Тютчев. Страница 2
Ленинское отношение к Тютчеву имеет свой существенный смысл. Яркий свет бросает на этот еще не для всех очевидный смысл выступление Валерия Брюсова на торжественном заседании, посвященном 50-летию Ленина, заседании, состоявшемся в апреле 1920 года — незадолго до открытия тютчевского музея.
В начале своей речи о Ленине Валерий Брюсов сказал:
«Вчера вместе с Максимом Горьким мы вспоминали слова поэта Тютчева:
Счастлив, кто посетил сей мир В его минуты роковые.Такие роковые минуты мы переживаем и сейчас…»
Ленин, надо думать, сочувственно отнесся к этому зачину брюсовской речи. В. Д. Бонч-Бруевич вспоминал ленинские суждения о Тютчеве: «Он восторгался его поэзией… он говорил о стихийном бунтарстве великого поэта, предвкушавшего величайшие события…»
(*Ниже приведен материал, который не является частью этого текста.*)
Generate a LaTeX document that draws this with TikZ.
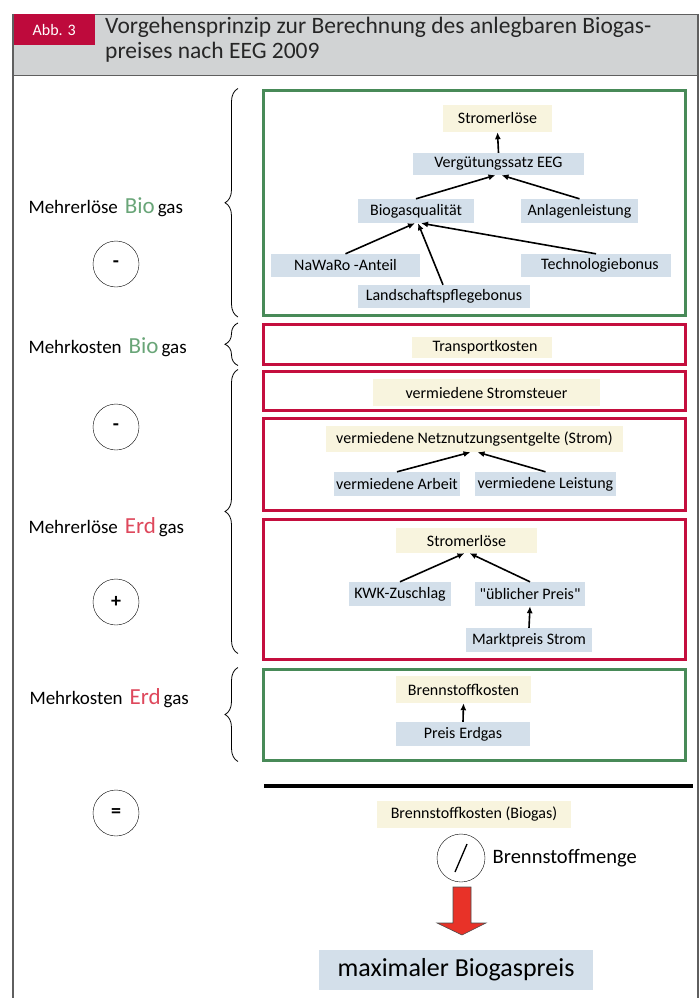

Да, поэзия Тютчева насквозь проникнута духом Истории, предчувствием грандиозных событий и переворотов. Но разглядеть и понять все богатство, всю глубину тютчевского творчества очень нелегко. Ибо поэт вложил, вместил свою творческую волю в предельно сжатые лирические образы. То, что у его великих соратников развертывалось в монументальные эпические и драматургические полотна, Тютчев заключил в тесные границы лаконичных стихотворений, где каждая строка как бы несет в себе не меньшую смысловую нагрузку, чем глава романа или сцена драмы. И в самой этой предельной сжатости, концентрированности выразилась неповторимая самобытная природа тютчевского гения.
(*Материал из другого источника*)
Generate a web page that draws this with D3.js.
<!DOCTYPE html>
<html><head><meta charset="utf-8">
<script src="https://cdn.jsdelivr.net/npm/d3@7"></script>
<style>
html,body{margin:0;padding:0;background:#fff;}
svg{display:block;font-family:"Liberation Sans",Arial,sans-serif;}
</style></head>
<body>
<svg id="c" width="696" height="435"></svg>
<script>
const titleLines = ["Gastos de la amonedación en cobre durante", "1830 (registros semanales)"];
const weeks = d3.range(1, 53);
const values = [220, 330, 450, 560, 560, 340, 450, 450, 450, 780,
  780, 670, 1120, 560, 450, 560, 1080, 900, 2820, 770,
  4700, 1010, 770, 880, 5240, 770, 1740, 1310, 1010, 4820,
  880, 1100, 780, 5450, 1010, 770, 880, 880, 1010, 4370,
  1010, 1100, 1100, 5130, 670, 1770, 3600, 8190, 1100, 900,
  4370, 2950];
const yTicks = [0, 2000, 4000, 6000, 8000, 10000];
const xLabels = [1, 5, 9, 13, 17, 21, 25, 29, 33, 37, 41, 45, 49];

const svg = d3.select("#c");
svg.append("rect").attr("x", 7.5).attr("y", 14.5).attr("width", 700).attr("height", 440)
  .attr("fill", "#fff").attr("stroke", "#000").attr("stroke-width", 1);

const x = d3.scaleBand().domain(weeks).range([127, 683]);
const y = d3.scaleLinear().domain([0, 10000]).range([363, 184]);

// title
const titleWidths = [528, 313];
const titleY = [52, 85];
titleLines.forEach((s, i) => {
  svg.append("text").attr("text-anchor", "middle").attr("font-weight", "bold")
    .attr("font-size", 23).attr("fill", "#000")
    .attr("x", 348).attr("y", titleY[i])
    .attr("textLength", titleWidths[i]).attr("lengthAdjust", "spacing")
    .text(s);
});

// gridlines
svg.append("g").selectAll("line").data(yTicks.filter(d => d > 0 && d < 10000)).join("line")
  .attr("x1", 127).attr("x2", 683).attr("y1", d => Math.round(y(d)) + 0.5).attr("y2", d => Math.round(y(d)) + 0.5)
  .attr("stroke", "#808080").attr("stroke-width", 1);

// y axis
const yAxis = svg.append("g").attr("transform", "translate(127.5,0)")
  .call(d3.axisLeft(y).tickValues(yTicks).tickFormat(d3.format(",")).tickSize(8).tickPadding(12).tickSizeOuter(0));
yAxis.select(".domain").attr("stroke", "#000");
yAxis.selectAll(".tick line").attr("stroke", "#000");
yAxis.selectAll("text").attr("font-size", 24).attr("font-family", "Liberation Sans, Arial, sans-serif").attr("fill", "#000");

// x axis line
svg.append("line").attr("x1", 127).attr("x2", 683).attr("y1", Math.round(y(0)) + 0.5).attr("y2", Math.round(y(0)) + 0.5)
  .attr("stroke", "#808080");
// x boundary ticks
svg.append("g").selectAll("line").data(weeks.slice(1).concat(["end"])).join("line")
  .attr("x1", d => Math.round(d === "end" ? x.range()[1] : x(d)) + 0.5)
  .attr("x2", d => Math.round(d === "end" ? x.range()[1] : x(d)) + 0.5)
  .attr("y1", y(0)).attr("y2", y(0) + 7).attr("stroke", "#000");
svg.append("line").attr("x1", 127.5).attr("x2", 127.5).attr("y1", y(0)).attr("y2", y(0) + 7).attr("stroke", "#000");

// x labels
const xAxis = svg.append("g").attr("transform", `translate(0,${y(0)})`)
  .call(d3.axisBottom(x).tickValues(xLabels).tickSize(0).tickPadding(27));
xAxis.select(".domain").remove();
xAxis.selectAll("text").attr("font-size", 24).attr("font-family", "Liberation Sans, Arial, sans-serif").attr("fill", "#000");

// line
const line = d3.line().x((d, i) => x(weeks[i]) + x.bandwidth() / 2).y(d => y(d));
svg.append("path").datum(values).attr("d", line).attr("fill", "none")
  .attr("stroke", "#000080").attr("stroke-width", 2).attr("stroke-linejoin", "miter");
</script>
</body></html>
Одним из необходимых путей открытия поэта является, несомненно, тщательное изучение его жизни во всей целостности этого понятия, — жизни, которая в конечном счете явилась основой творчества. Такое изучение призвано, в частности, раскрыть и доказать, что Тютчев, при всем своеобразии судьбы его, был таким же центральным, стержневым деятелем отечественной культуры, как Пушкин, Гоголь, Достоевский, Толстой. В этом, пожалуй, и состоит главная цель книги о жизни Федора Ивановича Тютчева.
ЧАСТЬ ПЕРВАЯ
1803–1822
ГЛАВА ПЕРВАЯ
ОВСТУГ
…Где мыслил я и чувствовал впервые…
Овстуг, 1849Федор Иванович Тютчев родился 23 ноября (по новому стилю — 5 декабря) 1803 года в селе Овстуг, расположенном у реки Десны, сорока верстами выше города Брянска, входившего тогда в Орловскую губернию. Здесь прошли его детство, отрочество и первые годы юности. Правда, почти каждый год Тютчевы проводили несколько месяцев (обычно зимних) в Москве, которая также сыграла неоценимую роль в становлении поэта, о чем пойдет речь в следующей главе книги. Но все-таки настоящей родиной Тютчева были Овстуг и его окрестности; здесь, сказал позднее поэт, «мыслил я и чувствовал впервые…».
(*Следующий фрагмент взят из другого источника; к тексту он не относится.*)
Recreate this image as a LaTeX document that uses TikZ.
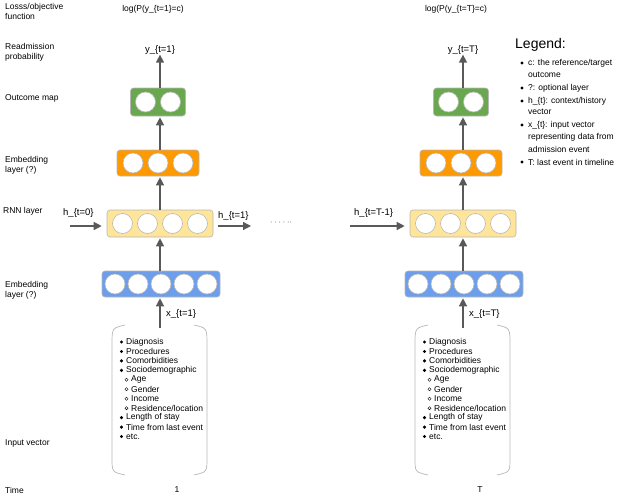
\documentclass[tikz,border=0pt]{standalone}
\usepackage{fontspec}
\setmainfont{Liberation Sans}
\usetikzlibrary{arrows.meta}
\definecolor{cgreen}{HTML}{6AA84F}
\definecolor{corange}{HTML}{FF9900}
\definecolor{cyellow}{HTML}{FFE599}
\definecolor{cblue}{HTML}{6D9EEB}
\definecolor{cedge}{HTML}{B7B7B7}
\definecolor{carrow}{HTML}{595959}
\begin{document}
\begin{tikzpicture}[x=1pt,y=-1pt,
  lbl/.style={font=\fontsize{8.5}{10.5}\selectfont,align=left,anchor=west,inner sep=0},
  layer/.style={draw=cedge,rounded corners=3pt,inner sep=0,line width=0.6pt},
  unit/.style={draw=cedge,fill=white,circle,minimum size=20pt,inner sep=0,line width=0.6pt},
  arr/.style={draw=carrow,line width=1.3pt,-{Triangle[length=8pt,width=8pt]}},
  brk/.style={draw=cedge,line width=0.7pt},
  item/.style={font=\fontsize{8.5}{10}\selectfont,anchor=west,inner sep=0}]
\useasboundingbox (0,0) rectangle (640,498);
% left labels
\node[lbl,anchor=north west] (l1) at (5,3) {Losss/objective\\function};
\node[lbl,anchor=north west] (l2) at (5,43) {Readmission\\probability};
\node[lbl] (l3) at (5,98) {Outcome map};
\node[lbl,anchor=north west] (l4) at (5,156) {Embedding\\layer (?)};
\node[lbl] (l5) at (3,211) {RNN layer};
\node[lbl,anchor=north west] (l6) at (5,281) {Embedding\\layer (?)};
\node[lbl] (l7) at (5,443) {Input vector};
\node[lbl] (l8) at (5,490) {Time};
% columns
\foreach \c/\cx/\tt/\xs/\tl in {a/160/1/{x\_\{t=1\}}/1, b/463/T/{x\_\{t=T\}}/T}{
  \node[lbl,anchor=center] (loss\c) at (\cx-7,9) {log(P(y\_\{t=\tt\}=c)};
  \node[lbl,anchor=center,font=\fontsize{9.5}{11}\selectfont] (y\c) at (\cx,50) {y\_\{t=\tt\}};
  \node[layer,fill=cgreen,minimum width=55pt,minimum height=28pt] (g\c) at (\cx-2,102) {};
  \foreach \i in {0,1} \node[unit] at ([xshift=-12.5+25*\i]g\c.center) {};
  \node[layer,fill=corange,minimum width=82pt,minimum height=26pt] (o\c) at (\cx-2,163) {};
  \foreach \i in {0,1,2} \node[unit] at ([xshift=-25+25*\i]o\c.center) {};
  \node[layer,fill=cyellow,minimum width=106pt,minimum height=27pt] (r\c) at (\cx,223.5) {};
  \foreach \i in {0,1,2,3} \node[unit] at ([xshift=-37.5+25*\i]r\c.center) {};
  \node[layer,fill=cblue,minimum width=118pt,minimum height=26pt] (e\c) at (\cx+1,284) {};
  \foreach \i in {0,...,4} \node[unit] at ([xshift=-46+23*\i]e\c.center) {};
  \coordinate (col\c) at (\cx,0);
  \draw[arr] (g\c.north -| col\c) -- (y\c.south -| col\c);
  \draw[arr] (o\c.north -| col\c) -- ([yshift=-1]g\c.south -| col\c);
  \draw[arr] (r\c.north -| col\c) -- ([yshift=-1]o\c.south -| col\c);
  \draw[arr] (e\c.north -| col\c) -- ([yshift=-1]r\c.south -| col\c);
  % bracket
  \coordinate (bt\c) at (\cx,328);
  \draw[brk] (\cx-35,325) .. controls (\cx-48,328) .. (\cx-48,345) -- (\cx-48,458) .. controls (\cx-48,472) .. (\cx-35,475);
  \draw[brk] (\cx+34,325) .. controls (\cx+47,328) .. (\cx+47,345) -- (\cx+47,458) .. controls (\cx+47,472) .. (\cx+34,475);
  \draw[arr] (bt\c) -- ([yshift=-1]e\c.south -| col\c);
  \node[lbl,font=\fontsize{9.5}{11}\selectfont] (xl\c) at (\cx+6,314) {\xs};
  \node[lbl,anchor=center] (t\c) at (\cx+17,490) {\tl};
  \foreach \k/\txt/\sub in {0/Diagnosis/0,1/Procedures/0,2/Comorbidities/0,3/Sociodemographic/0,
      4/Age/1,5/Gender/1,6/Income/1,7/Residence\slash location/1,8/Length of stay/0,9/Time from last event/0,10/etc./0}{
    \ifnum\sub=0
      \fill[black] (\cx-38.5,342+9.45*\k) circle (1.7pt);
      \node[item] at (\cx-34,342+9.45*\k) {\txt};
    \else
      \draw[black,line width=0.4pt] (\cx-33.5,342+9.45*\k) circle (1.6pt);
      \node[item] at (\cx-29,342+9.45*\k) {\txt};
    \fi
  }
}
% recurrent arrows
\coordinate (h0s) at (70,226);
\draw[arr] (h0s) -- ([xshift=-5]h0s -| ra.west);
\node[lbl,font=\fontsize{9.5}{11}\selectfont] (h0) at (63,213) {h\_\{t=0\}};
\coordinate (h1e) at (251,226);
\draw[arr] ([xshift=5]h1e -| ra.east) -- (h1e);
\node[lbl,font=\fontsize{9.5}{11}\selectfont] (h1) at (218,216) {h\_\{t=1\}};
\node[lbl] (dots) at (270,223) {$\cdot\cdot\cdot\cdot\cdot\cdot$};
\coordinate (hTs) at (350,226);
\draw[arr] (hTs) -- ([xshift=-5]hTs -| rb.west);
\node[lbl,font=\fontsize{9.5}{11}\selectfont] (hT) at (354,213) {h\_\{t=T-1\}};
% legend
\node[lbl,anchor=west,font=\fontsize{14}{16}\selectfont] (leg) at (515,45) {Legend:};
\foreach \yy/\txt/\b in {63/c: the reference\slash target/1,75/outcome/0,88/?: optional layer/1,101/h\_\{t\}: context\slash history/1,112/vector/0,125/x\_\{t\}: input vector/1,137/representing data from/0,149/admission event/0,162/T: last event in timeline/1}{
  \ifnum\b=1 \fill (522,\yy) circle (1.7pt); \fi
  \node[item] at (528,\yy) {\txt};
}
\end{tikzpicture}
\end{document}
Старший современник Тютчева, исключительно высоко им ценимый Иоганн Вольфганг Гёте оставил нам знаменитый афоризм: «Тот, кто хочет понять поэта, должен идти в страну поэта». Слово «страна» (немецкое «Land») означает в высказывании Гёте ту «землю», «край», «почву», которая играет решающую роль в человеческом и творческом становлении поэта. И прежде всего нам надо попытаться более или менее ясно представить себе «страну» Тютчева.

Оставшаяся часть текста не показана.